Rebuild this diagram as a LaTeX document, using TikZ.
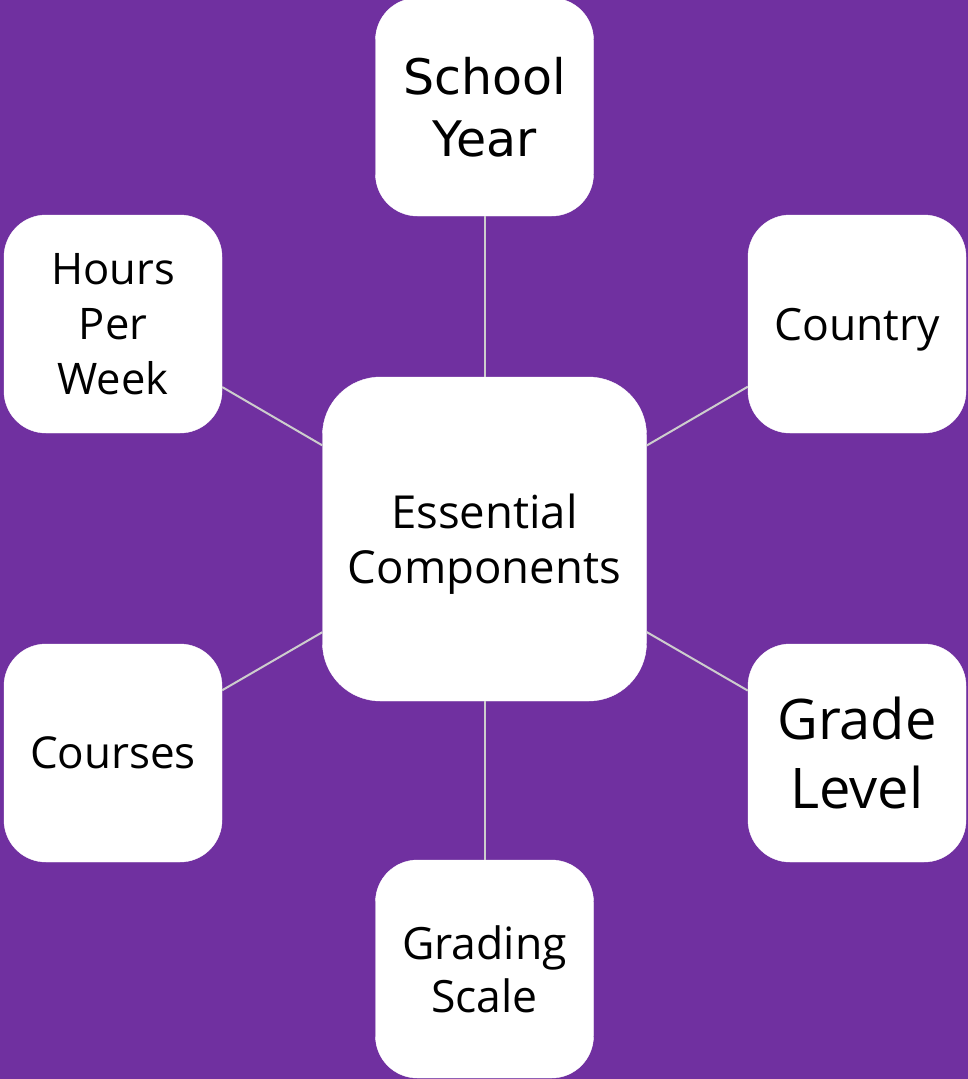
\documentclass[tikz,border=0pt]{standalone}
\usepackage{fontspec}
\setmainfont{Open Sans}
\newfontfamily\dejavu{DejaVu Sans}
\definecolor{bgpurple}{HTML}{7030A0}
\definecolor{linkgray}{HTML}{CDCDCD}
\begin{document}
\begin{tikzpicture}[x=1pt,y=-1pt,
  leaf/.style={draw=white,fill=white,rectangle,rounded corners=42pt,
    minimum width=218pt,minimum height=218pt,align=center,inner sep=0pt,text=black},
  hub/.style={draw=white,fill=white,rectangle,rounded corners=58pt,
    minimum width=324pt,minimum height=324pt,align=center,inner sep=0pt,text=black},
  link/.style={draw=linkgray,line width=2pt}]
\fill[bgpurple] (0,0) rectangle (968,1079);
\useasboundingbox (0,0) rectangle (968,1079);
\node[hub,font=\fontsize{45.5}{55}\selectfont,text depth=0pt] (c) at (484.5,539) {Essential\\Components};
\node[leaf,font=\dejavu\fontsize{49}{62}\selectfont] (sy) at (484.5,107) {School\\Year};
\node[leaf,font=\fontsize{43.5}{55}\selectfont] (hw) at (113,324) {Hours\\Per\\Week};
\node[leaf,font=\fontsize{44.5}{55}\selectfont,text depth=0pt] (co) at (857,324) {Country};
\node[leaf,font=\fontsize{44}{55}\selectfont] (cr) at (113,753) {Courses};
\node[leaf,font=\fontsize{56}{69}\selectfont] (gl) at (857,753) {Grade\\Level};
\node[leaf,font=\fontsize{44.5}{53}\selectfont] (gs) at (484.5,969) {Grading\\Scale};
\draw[link] (c) -- (sy);
\draw[link] (c) -- (hw);
\draw[link] (c) -- (co);
\draw[link] (c) -- (cr);
\draw[link] (c) -- (gl);
\draw[link] (c) -- (gs);
\end{tikzpicture}
\end{document}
++++++++++
Copy the data character for character, but drop all pictures from the copy.

### SOLUTION BELOW
Rebuild this diagram as a LaTeX document, using TikZ.
\documentclass[tikz,border=0pt]{standalone}
\usepackage{fontspec}
\setmainfont{Open Sans}
\newfontfamily\dejavu{DejaVu Sans}
\definecolor{bgpurple}{HTML}{7030A0}
\definecolor{linkgray}{HTML}{CDCDCD}
\begin{document}
\begin{tikzpicture}[x=1pt,y=-1pt,
  leaf/.style={draw=white,fill=white,rectangle,rounded corners=42pt,
    minimum width=218pt,minimum height=218pt,align=center,inner sep=0pt,text=black},
  hub/.style={draw=white,fill=white,rectangle,rounded corners=58pt,
    minimum width=324pt,minimum height=324pt,align=center,inner sep=0pt,text=black},
  link/.style={draw=linkgray,line width=2pt}]
\fill[bgpurple] (0,0) rectangle (968,1079);
\useasboundingbox (0,0) rectangle (968,1079);
\node[hub,font=\fontsize{45.5}{55}\selectfont,text depth=0pt] (c) at (484.5,539) {Essential\\Components};
\node[leaf,font=\dejavu\fontsize{49}{62}\selectfont] (sy) at (484.5,107) {School\\Year};
\node[leaf,font=\fontsize{43.5}{55}\selectfont] (hw) at (113,324) {Hours\\Per\\Week};
\node[leaf,font=\fontsize{44.5}{55}\selectfont,text depth=0pt] (co) at (857,324) {Country};
\node[leaf,font=\fontsize{44}{55}\selectfont] (cr) at (113,753) {Courses};
\node[leaf,font=\fontsize{56}{69}\selectfont] (gl) at (857,753) {Grade\\Level};
\node[leaf,font=\fontsize{44.5}{53}\selectfont] (gs) at (484.5,969) {Grading\\Scale};
\draw[link] (c) -- (sy);
\draw[link] (c) -- (hw);
\draw[link] (c) -- (co);
\draw[link] (c) -- (cr);
\draw[link] (c) -- (gl);
\draw[link] (c) -- (gs);
\end{tikzpicture}
\end{document}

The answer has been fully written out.